The Colts Neck Fire Department is a volunteer organization governed by an Executive Fire Council made up of representatives of the Department and the Township Committee. Volunteer firefighters in Colts Neck are eligible for Emergency Services Volunteer Length of Service Award Program (LOSAP), which is a deferred compensation benefit. Plaintiff served for more than 20 years and was a life member of the Fire Company. He was removed by the general membership, for conduct unbecoming of a member and detrimental behavior.
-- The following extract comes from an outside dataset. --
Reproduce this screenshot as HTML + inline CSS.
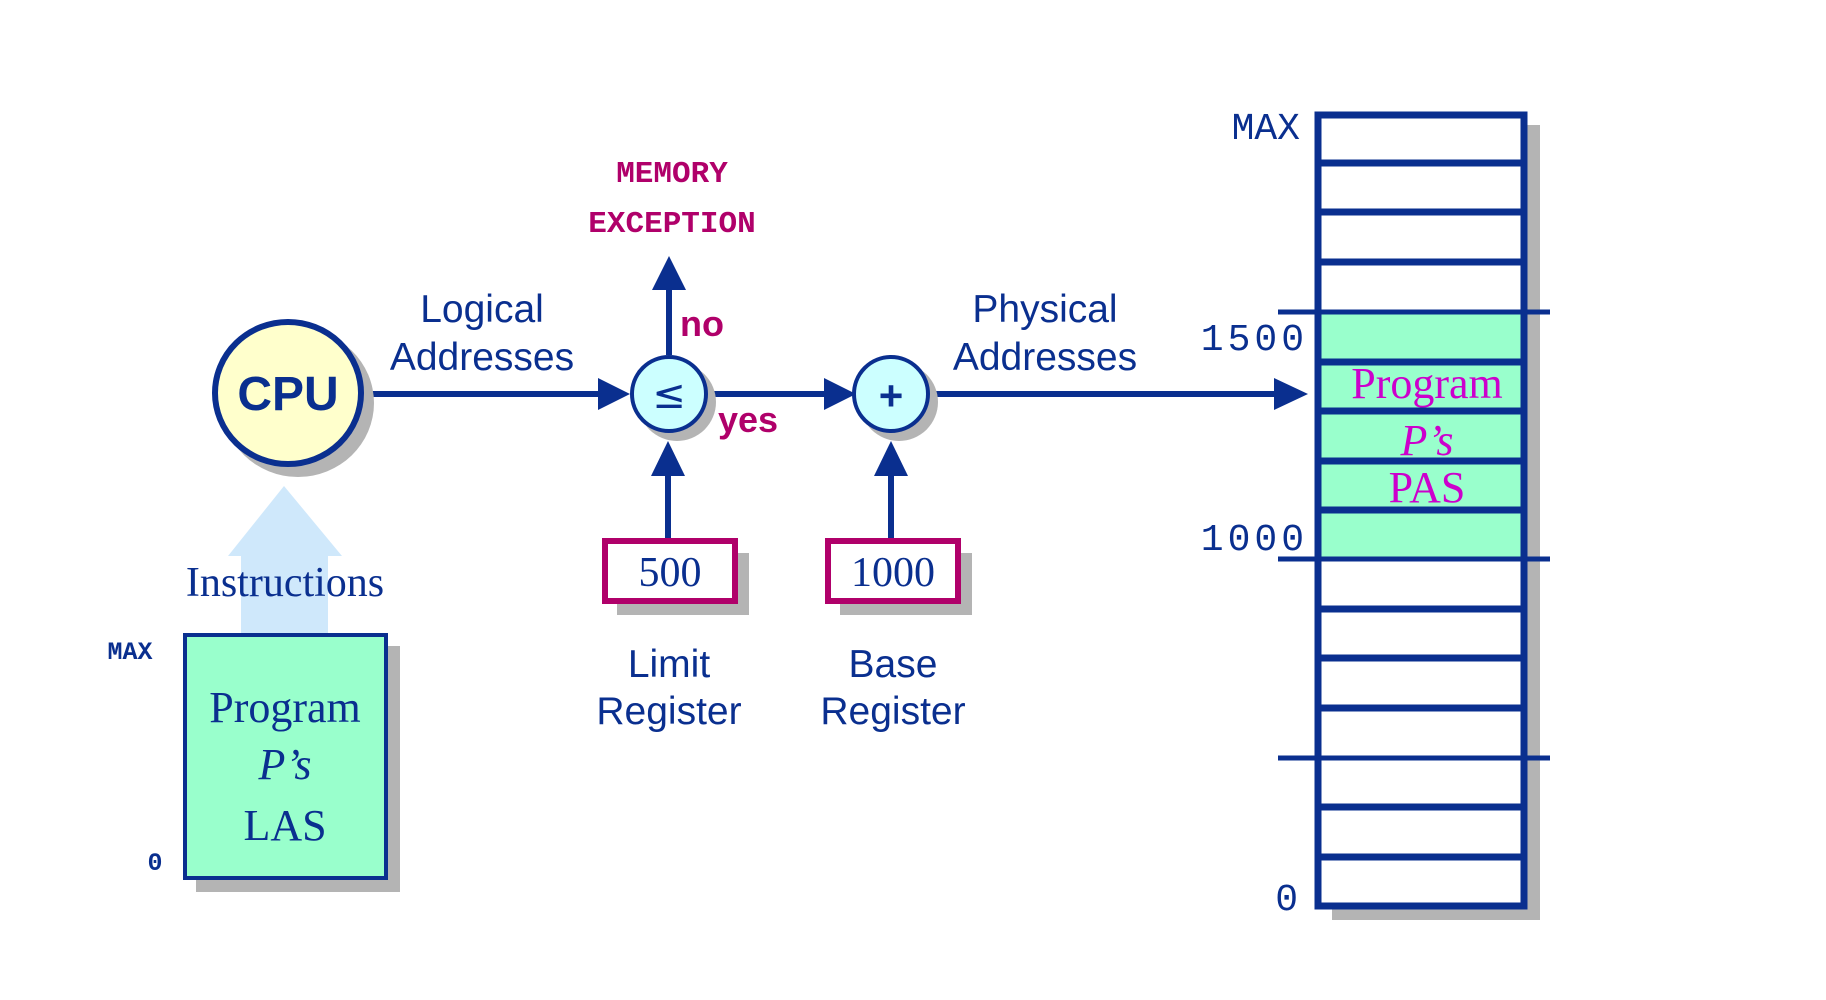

Plaintiff had a history of disruptive behavior and the matter before the court was his second CEPA complaint against the organization.

Plaintiff filed suit in the Law Division alleging violations of CEPA, LAD, and defamation. After discovery, the Colts Neck Volunteer Fire Co. moved for Summary Judgment, the Plaintiff withdrew his LAD claim and Judge Gummer granted Summary Judgment dismissing the remainder of his complaint. Judge Gummer found “plaintiff was not an employee entitled to the statute’s protections,” relying on the statute along with Judge Quinn’s analysis of a very similar CEPA claim against the same fire company in 2005.

The Appellate Division addressed the definition of employee finding that the statute defines an employee broadly as “any individual who performs services for and under the control and direction of an employer for wages or other remuneration.” Plaintiff conceded he did not perform services for the Fire Company for wages, but asserted his receipt of LOSAP benefits should constitute “remuneration”2 to bring him within the definition of an employee under the statute. The court disagreed, concluding that “LOSAP benefits available to volunteer firefighters in Colts Neck nowhere near approximate the actual monetary value of the services those firefighters provide.” “The programs facilitated by the Fire Department do not treat its activities as remunerated tasks.” “The very modest LOSAP benefits plaintiff could expect to receive in the future would not be sufficient compensation to change the voluntary nature of the services themselves.”

The court cited, Vogt v. Belmar3, which stands for the proposition; the relationship between a volunteer firefighter and the municipality is “not that of master and servant in the true sense” but “rather a gratuitous consensual undertaking to perform ‘public fire duty’ as a member of a volunteer fire company, under the ‘control or supervision’ of the municipal governing body.” The court opined that it was unclear whether the statute extends to protect volunteers such as plaintiff who are not compensated for their work4. The court then stated “we are not convinced of the necessity of analyzing plaintiff’s status under Pukowsky.5” However, in “doing so does not alter our [the courts] conclusion that he [plaintiff] comes within the ambit of the statute.” The court found “Plaintiff did not perform services for Colts Neck as a member of its volunteer fire department for wages or other remuneration6, notwithstanding that those services were performed under the fire company’s direction and control, therefore Plaintiff cannot qualify as an employee under CEPA regardless of the test one employs to evaluate the relationship.7

Lastly, Plaintiff argued that “public policy dictates,” therefore the court should expand CEPA as the LAD has been expanded. The court found that, “we need do no more than point to the difference in the definition of “employee” in the LAD and CEPA to explain why volunteer firefighters might be considered employees under the LAD, but cannot be so considered under CEPA.”8 Plaintiff is not “within the class of people that the CEPA statute was designed to protect.”9

The Appellate Division affirmed Judge Gummer’s decision and noted that they found no error in Judge Gummer relying on the analysis of Judge Quinn.

1N.J.S.A. 34:19–1 et seq.
2N.J.S.A. 34:19-2b.
3Vogt v. Borough of Belmar, 101 A.2d 849, 854, 14 N.J. 195, 206 (N.J. 1954).
4Craster v. Bd. of Comm’rs, 9 N.J. 225, 230 (1952).
5The courts tool for assessing the “reality” of Plaintiff’s relationship with the party against whom the CEPA claim is advanced is the Pukowsky test, a twelve factor hybrid reflecting both common law right –to control test and economic realties test.
6Id.
7Sauter v. Colts Neck Volunteer Fire Company No. 2, 2017 WL 4020461 (N.J. Super. A.D., 2017).
8Id.
9Feldman v. Hunterdon Radiological Associates, 901 A.2d 322, 335, 187 N.J. 228, 249 (N.J.,2006).